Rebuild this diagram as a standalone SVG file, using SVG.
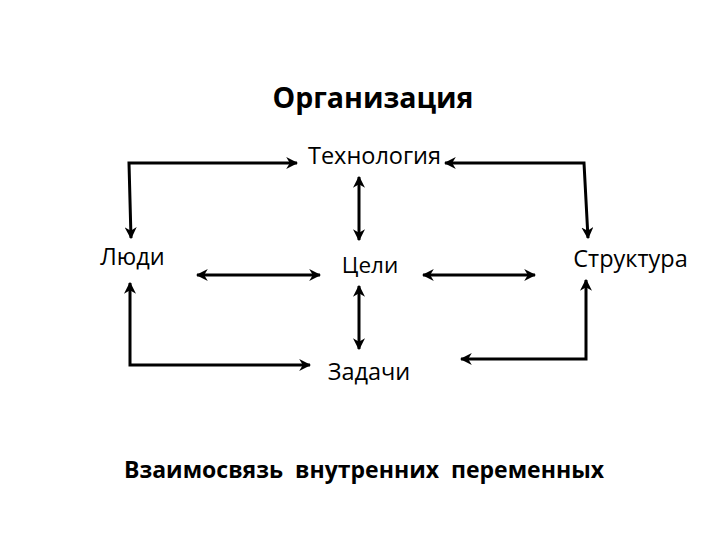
<svg xmlns="http://www.w3.org/2000/svg" width="720" height="540" viewBox="0 0 720 540">
<style>
text{font-family:"Open Sans","Liberation Sans",sans-serif;fill:#000}
.t{font-size:23.5px}
.b{font-weight:bold}
.c{fill:none;stroke:#000;stroke-width:3}
</style>
<defs>
<marker id="ah" viewBox="0 0 10 10" refX="9" refY="5" markerWidth="4" markerHeight="4" orient="auto-start-reverse" markerUnits="strokeWidth">
<path d="M0,0 L10,5 L0,10 L3,5 Z" fill="#000"/>
</marker>
</defs>
<rect width="720" height="540" fill="#fff"/>
<text x="373" y="108" text-anchor="middle" class="b" style="font-size:28.5px">Организация</text>
<g id="n-tech"><text x="374.5" y="164" text-anchor="middle" class="t">Технология</text></g>
<g id="n-people"><text x="132.5" y="265" text-anchor="middle" class="t">Люди</text></g>
<g id="n-goals"><text x="370" y="273" text-anchor="middle" class="t" style="font-size:22.5px">Цели</text></g>
<g id="n-struct"><text x="630.5" y="267" text-anchor="middle" class="t">Структура</text></g>
<g id="n-tasks"><text x="369" y="380" text-anchor="middle" class="t">Задачи</text></g>
<g id="connectors">
<path class="c" d="M131,238 L129,163 L297,163" marker-start="url(#ah)" marker-end="url(#ah)"/>
<path class="c" d="M445,163 L584,163 L588,238" marker-start="url(#ah)" marker-end="url(#ah)"/>
<path class="c" d="M359,177 L359,240" marker-start="url(#ah)" marker-end="url(#ah)"/>
<path class="c" d="M197,275 L320,275" marker-start="url(#ah)" marker-end="url(#ah)"/>
<path class="c" d="M423,275 L535,275" marker-start="url(#ah)" marker-end="url(#ah)"/>
<path class="c" d="M130,283 L130,365 L310,365" marker-start="url(#ah)" marker-end="url(#ah)"/>
<path class="c" d="M359,286 L359,349" marker-start="url(#ah)" marker-end="url(#ah)"/>
<path class="c" d="M586,280 L586,359 L461,359" marker-start="url(#ah)" marker-end="url(#ah)"/>
</g>
<text x="364" y="478" text-anchor="middle" class="b" style="font-size:23px" xml:space="preserve">Взаимосвязь  внутренних  переменных</text>
</svg>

OBJECTIVE:
Give the data above again in full and unchanged, skipping the pictures.

TASK OUTPUT:
Rebuild this diagram as a standalone SVG file, using SVG.
<svg xmlns="http://www.w3.org/2000/svg" width="720" height="540" viewBox="0 0 720 540">
<style>
text{font-family:"Open Sans","Liberation Sans",sans-serif;fill:#000}
.t{font-size:23.5px}
.b{font-weight:bold}
.c{fill:none;stroke:#000;stroke-width:3}
</style>
<defs>
<marker id="ah" viewBox="0 0 10 10" refX="9" refY="5" markerWidth="4" markerHeight="4" orient="auto-start-reverse" markerUnits="strokeWidth">
<path d="M0,0 L10,5 L0,10 L3,5 Z" fill="#000"/>
</marker>
</defs>
<rect width="720" height="540" fill="#fff"/>
<text x="373" y="108" text-anchor="middle" class="b" style="font-size:28.5px">Организация</text>
<g id="n-tech"><text x="374.5" y="164" text-anchor="middle" class="t">Технология</text></g>
<g id="n-people"><text x="132.5" y="265" text-anchor="middle" class="t">Люди</text></g>
<g id="n-goals"><text x="370" y="273" text-anchor="middle" class="t" style="font-size:22.5px">Цели</text></g>
<g id="n-struct"><text x="630.5" y="267" text-anchor="middle" class="t">Структура</text></g>
<g id="n-tasks"><text x="369" y="380" text-anchor="middle" class="t">Задачи</text></g>
<g id="connectors">
<path class="c" d="M131,238 L129,163 L297,163" marker-start="url(#ah)" marker-end="url(#ah)"/>
<path class="c" d="M445,163 L584,163 L588,238" marker-start="url(#ah)" marker-end="url(#ah)"/>
<path class="c" d="M359,177 L359,240" marker-start="url(#ah)" marker-end="url(#ah)"/>
<path class="c" d="M197,275 L320,275" marker-start="url(#ah)" marker-end="url(#ah)"/>
<path class="c" d="M423,275 L535,275" marker-start="url(#ah)" marker-end="url(#ah)"/>
<path class="c" d="M130,283 L130,365 L310,365" marker-start="url(#ah)" marker-end="url(#ah)"/>
<path class="c" d="M359,286 L359,349" marker-start="url(#ah)" marker-end="url(#ah)"/>
<path class="c" d="M586,280 L586,359 L461,359" marker-start="url(#ah)" marker-end="url(#ah)"/>
</g>
<text x="364" y="478" text-anchor="middle" class="b" style="font-size:23px" xml:space="preserve">Взаимосвязь  внутренних  переменных</text>
</svg>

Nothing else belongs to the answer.